Los retos que ha traído consigo el coronavirus son enormes pero las preocupaciones del gobierno catalán siguen instaladas en la dinámica de siempre: la de los agravios. La gestión de la crisis sanitaria ha puesto a todos los gobiernos al límite. Es fácil encontrar errores en un contexto donde no equivocarse sería un milagro. Pero convertir la oposición a cada decisión, a cada medida que se adopta desde Madrid en la principal acción de gobierno, revela una desconexión preocupante con la realidad que enfrenta gran una parte de la ciudadanía de Cataluña.   

Desde que comenzó esta crisis han fallecido miles de personas. De hecho somos uno de los territorios europeos donde el virus está siendo más letal. Estamos hablando de personas que mueren solas, en hospitales y residencias, sin tener la posibilidad de estrechar la mano de sus seres queridos porque esta enfermedad obliga al aislamiento. Estamos hablando también de familiares que les entierran en soledad, sin una ceremonia o el calor de amigos y amigas, preguntándose si el cadáver que esta dentro del ataúd es el correcto.

Hay familias confinadas en espacios mínimos o en infraviviendas que ya no saben qué historia inventarse para no hundirse en la depresión. Porque una gran parte de catalanes y catalanas no sabe qué pasará cuando acabe esta situación. Si tendrán trabajo, si podrán seguir con su proyecto de vida, si seguirán vivos.

En vez de transmitir seguridad y esperanza en medio de la tragedia, desde el govern, pero también desde nuestros medios de comunicación públicos y subvencionados, se repite una y otra vez el relato de siempre: todo es culpa de España. Si fuéramos independientes este virus no nos habría tocado. Esta semana la consellera Meritxell Budó lo dijo directamente: si Cataluña fuera independiente, habrían menos muertos. Lo cierto es que cada movimiento es interpretado en clave procesista como si fuera posible mantener vivo el procés en medio de la angustia, la muerte y la incertidumbre de una pandemia. Como si cada una de las decisiones que adoptara el gobierno español se hiciera para perjudicar a un grupo de catalanes y catalanas incapaces de dejar de mirarse el ombligo a pesar de la que está cayendo.

Las primeras quejas llegaron con la declaración del estado de alarma. Se interpretó como una medida para desposeer a Cataluña de su autonomía y no como una disposición para garantizar el abastecimiento y desplegar medidas inéditas como el confinamiento de la población.
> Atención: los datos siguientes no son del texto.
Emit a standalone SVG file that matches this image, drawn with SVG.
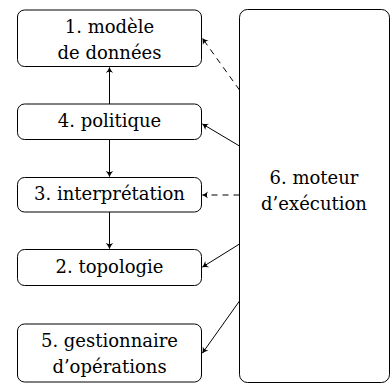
<svg xmlns="http://www.w3.org/2000/svg" width="390" height="383" viewBox="0 0 390 383">
<style>
.box{fill:#fff;stroke:#000;stroke-width:1}
.t{font-family:"DejaVu Serif","Liberation Serif",serif;font-size:18px;text-anchor:middle;fill:#000}
.c{fill:none;stroke:#000;stroke-width:1}
.d{stroke-dasharray:6,5}
</style>
<defs>
<marker id="ah" viewBox="-6 -4 8 8" refX="0" refY="0" markerWidth="8" markerHeight="8" markerUnits="userSpaceOnUse" orient="auto">
<path d="M-5.5,-3.6 Q-2,-0.8 0.5,0 Q-2,0.8 -5.5,3.6 Q-3.2,0 -5.5,-3.6 Z" fill="#000"/>
</marker>
</defs>
<g id="n1"><rect class="box" x="17.5" y="10" width="184" height="56.5" rx="7"/><text class="t" x="109.5" y="33">1. modèle</text><text class="t" x="109.5" y="58.5">de données</text></g>
<g id="n4"><rect class="box" x="17.5" y="104" width="184" height="35.5" rx="7"/><text class="t" x="109.5" y="126.5">4. politique</text></g>
<g id="n3"><rect class="box" x="17.5" y="177.5" width="184" height="34.5" rx="7"/><text class="t" x="109.5" y="199.5">3. interprétation</text></g>
<g id="n2"><rect class="box" x="17.5" y="249.5" width="184" height="36" rx="7"/><text class="t" x="109.5" y="273">2. topologie</text></g>
<g id="n5"><rect class="box" x="17.5" y="324" width="184" height="58" rx="7"/><text class="t" x="109.5" y="347">5. gestionnaire</text><text class="t" x="109.5" y="373">d’opérations</text></g>
<g id="n6"><rect class="box" x="239.5" y="9.5" width="150" height="373" rx="8"/><text class="t" x="314" y="183.5">6. moteur</text><text class="t" x="314" y="210">d’exécution</text></g>
<g id="connectors">
<line class="c" x1="109.5" y1="104" x2="109.5" y2="67.5" marker-end="url(#ah)"/>
<line class="c" x1="109.5" y1="139.5" x2="109.5" y2="176.5" marker-end="url(#ah)"/>
<line class="c" x1="109.5" y1="212" x2="109.5" y2="248.5" marker-end="url(#ah)"/>
<line class="c d" x1="239.5" y1="90" x2="202.5" y2="38.5" marker-end="url(#ah)"/>
<line class="c" x1="239.5" y1="146" x2="202.5" y2="124" marker-end="url(#ah)"/>
<line class="c d" x1="239.5" y1="195" x2="202.5" y2="195" marker-end="url(#ah)"/>
<line class="c" x1="239.5" y1="244" x2="202.5" y2="267" marker-end="url(#ah)"/>
<line class="c" x1="239.5" y1="301" x2="202.5" y2="353" marker-end="url(#ah)"/>
</g>
</svg>
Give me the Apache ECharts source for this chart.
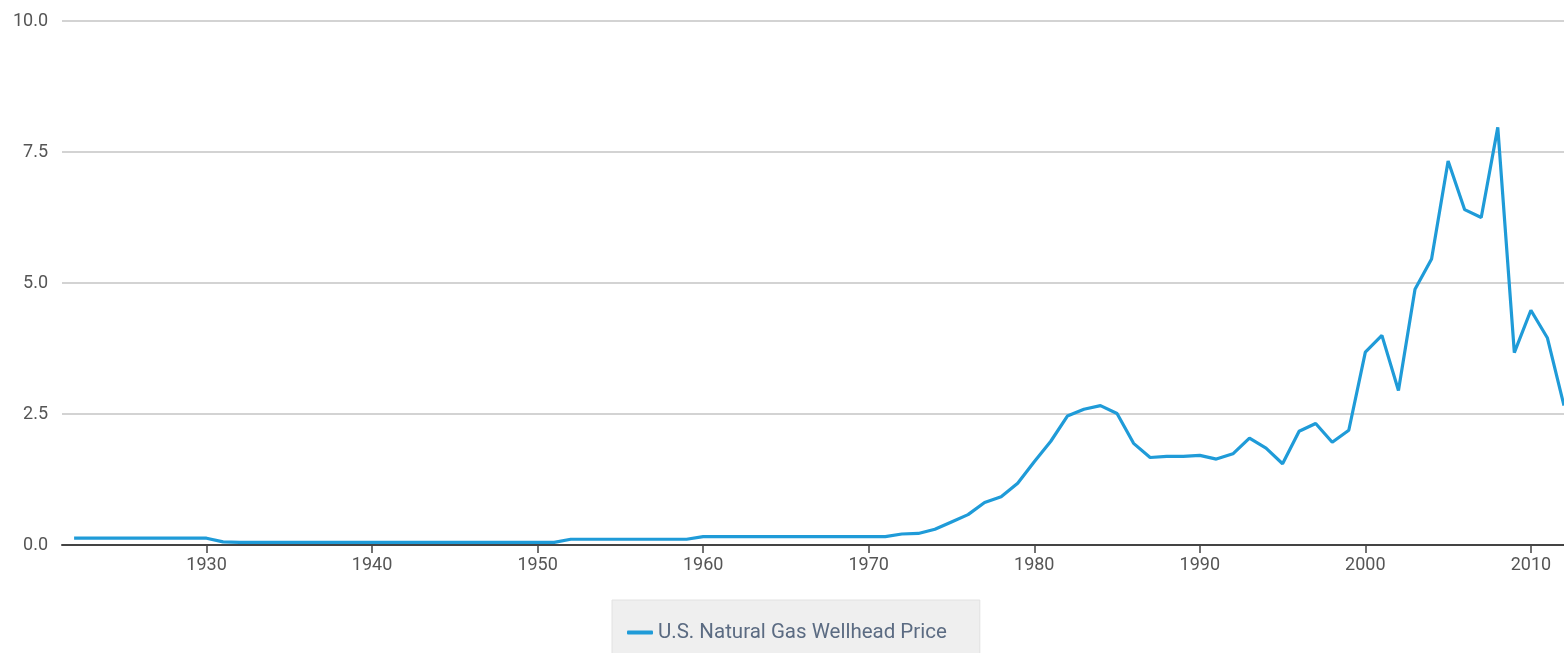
<!DOCTYPE html>
<html>
<head>
<meta charset="utf-8">
<script src="https://cdn.jsdelivr.net/npm/echarts@6/dist/echarts.min.js"></script>
<style>
html,body{margin:0;padding:0;background:#fff;}
#chart{width:1564px;height:653px;}
</style>
</head>
<body>
<div id="chart"></div>
<script>
const years = [1922,1923,1924,1925,1926,1927,1928,1929,1930,1931,1932,1933,1934,1935,1936,1937,1938,1939,1940,1941,1942,1943,1944,1945,1946,1947,1948,1949,1950,1951,1952,1953,1954,1955,1956,1957,1958,1959,1960,1961,1962,1963,1964,1965,1966,1967,1968,1969,1970,1971,1972,1973,1974,1975,1976,1977,1978,1979,1980,1981,1982,1983,1984,1985,1986,1987,1988,1989,1990,1991,1992,1993,1994,1995,1996,1997,1998,1999,2000,2001,2002,2003,2004,2005,2006,2007,2008,2009,2010,2011,2012];
const prices = [0.13,0.13,0.13,0.13,0.13,0.13,0.13,0.13,0.13,0.06,0.05,0.05,0.05,0.05,0.05,0.05,0.05,0.05,0.05,0.05,0.05,0.05,0.05,0.05,0.05,0.05,0.05,0.05,0.05,0.05,0.11,0.11,0.11,0.11,0.11,0.11,0.11,0.11,0.16,0.16,0.16,0.16,0.16,0.16,0.16,0.16,0.16,0.16,0.16,0.16,0.21,0.22,0.30,0.44,0.58,0.81,0.92,1.18,1.59,1.98,2.46,2.59,2.66,2.51,1.94,1.67,1.69,1.69,1.71,1.64,1.74,2.04,1.85,1.55,2.17,2.32,1.96,2.19,3.68,4.00,2.95,4.88,5.46,7.33,6.40,6.25,7.97,3.67,4.48,3.95,2.66];
const xTicks = [1930,1940,1950,1960,1970,1980,1990,2000,2010];
const yTicks = [0,2.5,5,7.5,10];
const seriesName = 'U.S. Natural Gas Wellhead Price';

const FONT = "Roboto,'Liberation Sans',sans-serif";
const chart = echarts.init(document.getElementById('chart'));
chart.setOption({
  animation:false,
  grid:{left:62,right:-2,top:21,bottom:108,containLabel:false},
  xAxis:{
    type:'value', min:1921.27, max:2012,
    splitLine:{show:false},
    axisLine:{lineStyle:{color:'#444',width:2}},
    axisTick:{show:true,length:8,lineStyle:{color:'#444',width:1.5},customValues:xTicks},
    axisLabel:{customValues:xTicks,color:'#555',fontSize:18,fontFamily:FONT,margin:11,formatter:v=>String(v)}
  },
  yAxis:{
    type:'value', min:0, max:10, interval:2.5,
    axisLine:{show:false}, axisTick:{show:false},
    splitLine:{lineStyle:{color:'#d3d3d3',width:2}},
    axisLabel:{color:'#555',fontSize:18,fontFamily:FONT,margin:14,formatter:v=>v.toFixed(1)}
  },
  legend:{
    data:[seriesName], left:612, top:600,
    backgroundColor:'#efefef', borderColor:'#e2e2e2', borderWidth:1,
    padding:[22,33,28,15],
    icon:'roundRect', itemWidth:26, itemHeight:4, itemGap:10,
    textStyle:{color:'#5b6b82',fontSize:20.5,fontFamily:FONT}
  },
  series:[{
    name:seriesName, type:'line', showSymbol:false,
    data:years.map((y,i)=>[y,prices[i]]),
    lineStyle:{color:'#1f9bd8',width:3.2},
    itemStyle:{color:'#1f9bd8'}
  }]
});
</script>
</body>
</html>
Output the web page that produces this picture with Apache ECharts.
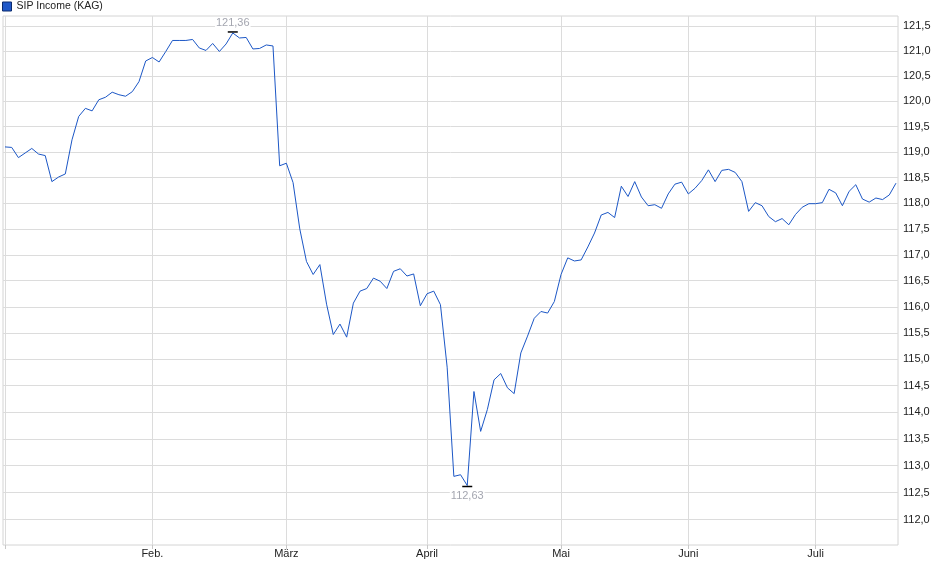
<!DOCTYPE html>
<html>
<head>
<meta charset="utf-8">
<script src="https://cdn.jsdelivr.net/npm/echarts@6/dist/echarts.min.js"></script>
<style>
  html, body { margin: 0; padding: 0; background: #fff; }
  #chart { width: 940px; height: 579px; }
</style>
</head>
<body>
<div id="chart"></div>
<script>
// closing prices, one per trading day (Jan - Jul)
var prices = [
  119.10, 119.09, 118.89, 118.98, 119.07, 118.96, 118.93, 118.42, 118.51, 118.57,
  119.24, 119.70, 119.86, 119.81, 120.03, 120.08, 120.18, 120.13, 120.10, 120.19,
  120.39, 120.80, 120.87, 120.78, 120.99, 121.21, 121.21, 121.21, 121.23, 121.06,
  121.01, 121.15, 120.99, 121.14, 121.36, 121.26, 121.27, 121.04, 121.05, 121.12,
  121.10, 118.73, 118.78, 118.40, 117.50, 116.87, 116.62, 116.81, 116.05, 115.47,
  115.67, 115.42, 116.07, 116.30, 116.35, 116.55, 116.49, 116.35, 116.68, 116.73,
  116.59, 116.63, 116.02, 116.25, 116.30, 116.04, 114.85, 112.80, 112.83, 112.63,
  114.39, 113.64, 114.05, 114.61, 114.73, 114.46, 114.35, 115.12, 115.44, 115.78,
  115.91, 115.88, 116.10, 116.62, 116.94, 116.88, 116.90, 117.15, 117.42, 117.77,
  117.82, 117.72, 118.33, 118.13, 118.42, 118.12, 117.95, 117.97, 117.90, 118.18,
  118.37, 118.41, 118.18, 118.29, 118.44, 118.65, 118.42, 118.64, 118.66, 118.60,
  118.42, 117.84, 118.01, 117.95, 117.74, 117.64, 117.70, 117.58, 117.78, 117.92,
  117.99, 117.99, 118.01, 118.27, 118.20, 117.95, 118.23, 118.36, 118.08, 118.02,
  118.10, 118.07, 118.16, 118.39
];

// month labels and the trading-day index where each month begins
var monthNames = ['Feb.', 'März', 'April', 'Mai', 'Juni', 'Juli'];
var monthStarts = [22, 42, 63, 83, 102, 121];

// price axis (log scale) tick labels and range
var yTicks = [112.0, 112.5, 113.0, 113.5, 114.0, 114.5, 115.0, 115.5, 116.0, 116.5,
  117.0, 117.5, 118.0, 118.5, 119.0, 119.5, 120.0, 120.5, 121.0, 121.5];
var yMin = 111.53;
var yMax = 121.70;

var seriesName = 'SIP Income (KAG)';

function deNum(v, digits) {
  return v.toFixed(digits).replace('.', ',');
}

// the price axis is logarithmic: plot ln(price) on a value axis
var lineData = prices.map(function (p, i) { return [i, Math.log(p)]; });
var logTicks = yTicks.map(function (t) { return Math.log(t); });

var chart = echarts.init(document.getElementById('chart'), null, { renderer: 'canvas' });

var option = {
  animation: false,
  backgroundColor: '#fff',
  textStyle: { fontFamily: 'Liberation Sans, Arial, sans-serif' },
  legend: {
    left: 2,
    top: 1,
    padding: 0,
    itemWidth: 9,
    itemHeight: 9,
    textStyle: { fontSize: 10.5, color: '#222' },
    data: [{
      name: seriesName,
      icon: 'rect',
      itemStyle: { color: '#2058c8', borderColor: '#0b2a6e', borderWidth: 1 }
    }]
  },
  grid: {
    left: 3,
    right: 42,
    top: 16,
    bottom: 34,
    show: true,
    borderColor: '#d4d4d4',
    borderWidth: 1,
    backgroundColor: 'transparent'
  },
  xAxis: {
    type: 'value',
    min: -0.3,
    max: prices.length - 1 + 0.3,
    axisLine: { show: false },
    axisTick: {
      show: true,
      length: 4,
      customValues: [0].concat(monthStarts),
      lineStyle: { color: '#c8c8c8' }
    },
    axisLabel: {
      customValues: monthStarts,
      margin: 3,
      fontSize: 11,
      color: '#222',
      formatter: function (v) {
        var k = monthStarts.indexOf(Math.round(v));
        return k >= 0 ? monthNames[k] : '';
      }
    },
    splitLine: { show: true, lineStyle: { color: '#dcdcdc', width: 1 } }
  },
  yAxis: {
    type: 'value',
    position: 'right',
    min: Math.log(yMin),
    max: Math.log(yMax),
    axisLine: { show: false },
    axisTick: { show: false, customValues: logTicks },
    axisLabel: {
      customValues: logTicks,
      margin: 5,
      fontSize: 11,
      color: '#222',
      formatter: function (v) { return deNum(Math.exp(v), 1); }
    },
    splitLine: { show: true, lineStyle: { color: '#dcdcdc', width: 1 } }
  },
  series: [{
    name: seriesName,
    type: 'line',
    data: lineData,
    symbol: 'none',
    lineStyle: { color: '#1c57c6', width: 1 },
    itemStyle: { color: '#1c57c6' },
    markPoint: {
      symbol: 'rect',
      symbolSize: [10, 1.5],
      itemStyle: { color: '#000' },
      label: {
        show: true,
        fontSize: 11,
        color: '#a4a6b0',
        backgroundColor: '#fff',
        padding: [0, 1],
        formatter: function (p) { return deNum(Math.exp(p.value), 2); }
      },
      data: [
        { type: 'max', valueDim: 'y', symbolOffset: [0, -1], label: { position: 'top', distance: 3 } },
        { type: 'min', valueDim: 'y', symbolOffset: [0, 1], label: { position: 'bottom', distance: 3 } }
      ]
    }
  }]
};

chart.setOption(option);
</script>
</body>
</html>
Luego el problema fue el color de la campaña institucional. Contenía el amarillo y fue recibida como un agravio porque al parecer las personas que la diseñaron no tenían otra cosa en qué pensar que en fastidiar a los catalanes que llevan un lazo de ese color. El sistema sanitario catalán no daba abasto. Sabíamos que el virus comenzaba a ensañarse en las residencias, pero nuestro govern anunciaba airado que no dejaría entrar los equipos de la UME para montar hospitales y desinfectar residencias porque podía parecer un desembarco militar.

También fue motivo de agravio el número de mascarillas enviadas por el gobierno central porque coincidía parcialmente con una de las muchas cifras totémicas del movimiento independentista, el 1714. Realmente es difícil pensar que las personas que están gestionando esta emergencia desde Madrid tienen el tiempo y la disposición de ponerse a contar mascarillas para molestar pero el conseller de Interior, Miquel Buch, gastó una y otra vez el tiempo de sus intervenciones para insistir que no se podía jugar con la Historia de Cataluña. El mismo conseller que animó a comprar la mona de Pascua puntualizando que había que buscar un “sistema de envío”. Obviando totalmente que este sistema de envío no es un dron, es un servicio que hacen trabajadores precarios que están en primera línea exponiéndose por sueldos mínimos.

El envío de comida a domicilio se ha mantenido durante el confinamiento porque hay personas que no son capaces de cocinar o hacer la compra. No para mantener viva una tradición que está lejos de ser una cuestión esencial en medio de una pandemia. Sí es esencial desinfectar las residencias y los espacios públicos, montar hospitales para que toda la población pueda ser atendida y proporcionar de manera eficiente material de protección, como mascarillas. Es esencial planificar la reconstrucción. No es esencial mirarse el ombligo cuando se nos va la vida.